Match what this problem looks like to known categories of problems, e.g., Linked List or Dynamic Programming, and strategies or patterns in those categories.

This problem utilizes the slow-fast pointer technique, commonly used in problems involving linked lists to find middle elements or detect cycles.

3: P-lan

Plan the solution with appropriate visualizations and pseudocode.

General Idea: Use the slow-fast pointer technique to locate the middle or the second middle node in the list, and then compare its value to val.

1) Check if the head is `None` and return `False` immediately, as there's no node to check against `val`.
2) Initialize both `slow` and `fast` pointers at the head.
3) Traverse the list: move `slow` by one step and `fast` by two steps until `fast` reaches the end or the last node.
4) At the end of the traversal, `slow` will point to the middle (or second middle) node.
5) Compare `slow.value` to `val` and return the result.

⚠️ Common Mistakes

• Not handling the case where the list is empty.
• Incorrect loop condition that doesn't properly account for the end of the list.

4: I-mplement

Implement the code to solve the algorithm.

class Node:
    def __init__(self, value=None, next=None):
        self.value = value
        self.next = next

def middle_match(head, val):
    if not head:
        return False  # Return False as there's no node to match with val

    slow = fast = head
    while fast and fast.next:
        slow = slow.next
        fast = fast.next.next
    return slow.value == val  # Check if the middle node's value matches val

5: R-eview

Review the code by running specific example(s) and recording values (watchlist) of your code's variables along the way.

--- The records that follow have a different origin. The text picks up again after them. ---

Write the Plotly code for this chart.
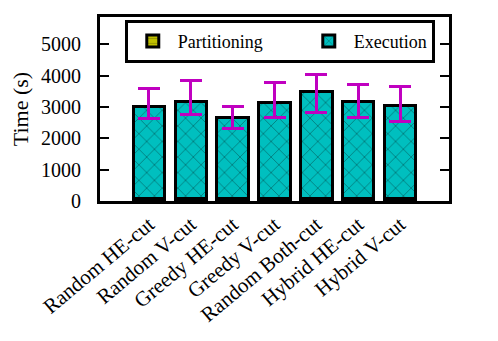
import plotly.graph_objects as go

labels = ["Random HE-cut", "Random V-cut", "Greedy HE-cut", "Greedy V-cut",
          "Random Both-cut", "Hybrid HE-cut", "Hybrid V-cut"]
partitioning = [80, 80, 90, 80, 80, 80, 80]
partitioning_err = [270, 270, 270, 270, 270, 270, 270]
total = [3030, 3190, 2660, 3150, 3490, 3170, 3060]
err_high = [3575, 3830, 3010, 3776, 4020, 3702, 3650]
err_low = [2617, 2767, 2320, 2670, 2830, 2670, 2530]

execution = [t - p for t, p in zip(total, partitioning)]
err_plus = [h - t for h, t in zip(err_high, total)]
err_minus = [t - l for t, l in zip(total, err_low)]

font = "Liberation Serif"

fig = go.Figure()
fig.add_trace(go.Bar(
    x=labels, y=partitioning, name="Partitioning" + "\u00a0" * 8,
    marker=dict(color="#bfbf00", line=dict(color="black", width=3),
                pattern=dict(shape="-", fgcolor="#555500", size=6, solidity=0.15)),
    error_y=dict(type="data", array=partitioning_err, color="black", thickness=2, width=0),
    width=0.75,
))
fig.add_trace(go.Bar(
    x=labels, y=execution, name="Execution",
    marker=dict(color="#00bfbf", line=dict(color="black", width=3),
                pattern=dict(shape="x", fgcolor="#042e2e", bgcolor="#00bfbf", size=11, solidity=0.14)),
    error_y=dict(type="data", symmetric=False, array=err_plus, arrayminus=err_minus,
                 color="#c000c0", thickness=3, width=11),
    width=0.75,
))

# page body has an 8px margin, so the figure is made 8px smaller and shifted
fig.update_layout(
    width=490, height=333,
    margin=dict(l=92, r=49, t=9, b=140),
    barmode="stack",
    plot_bgcolor="white", paper_bgcolor="white",
    font=dict(family=font, size=21, color="black"),
    showlegend=True,
    legend=dict(orientation="h", x=0.071, y=0.985, xanchor="left", yanchor="top",
                bordercolor="black", borderwidth=3, bgcolor="white", traceorder="normal",
                font=dict(family=font, size=18, color="black"), itemwidth=40),
)
fig.update_xaxes(
    range=[-1.17, 7.17], tickangle=-40, showline=True, linecolor="black", linewidth=3,
    mirror=True, ticks="", showgrid=False, tickfont=dict(family=font, size=21),
    automargin=False, ticklabelstandoff=0,
)
fig.update_yaxes(
    range=[0, 5870], tickvals=[0, 1000, 2000, 3000, 4000, 5000],
    showline=True, linecolor="black", linewidth=3, mirror="ticks",
    ticks="inside", ticklen=9, tickwidth=2, tickcolor="black", showgrid=False,
    zeroline=False, tickfont=dict(family=font, size=20), automargin=False,
    ticklabelstandoff=12,
    title=dict(text="Time (s)", font=dict(family=font, size=22), standoff=12),
)

fig.write_html("out.html")
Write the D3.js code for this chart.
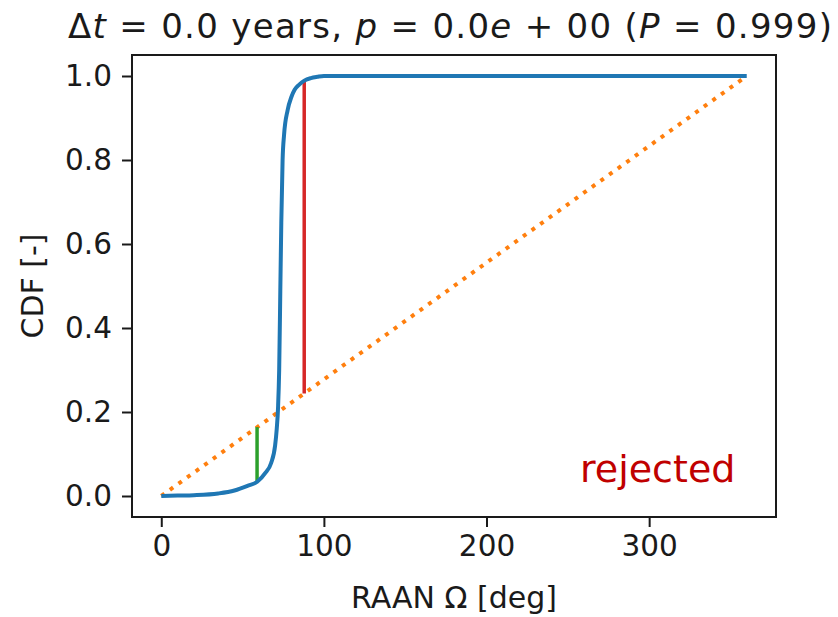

• Test with both odd and even number of nodes.
• Test with edge cases such as a single-node list or an empty list.

6: E-valuate

Evaluate the performance of your algorithm and state any strong/weak or future potential work.

• Time Complexity: O(n/2) which simplifies to O(n) because in the worst case, the loop must execute while slow pointer travels through half of the list to reach the middle.
• Space Complexity: O(1) since no additional data structures are needed beyond the two pointers, slow and fast.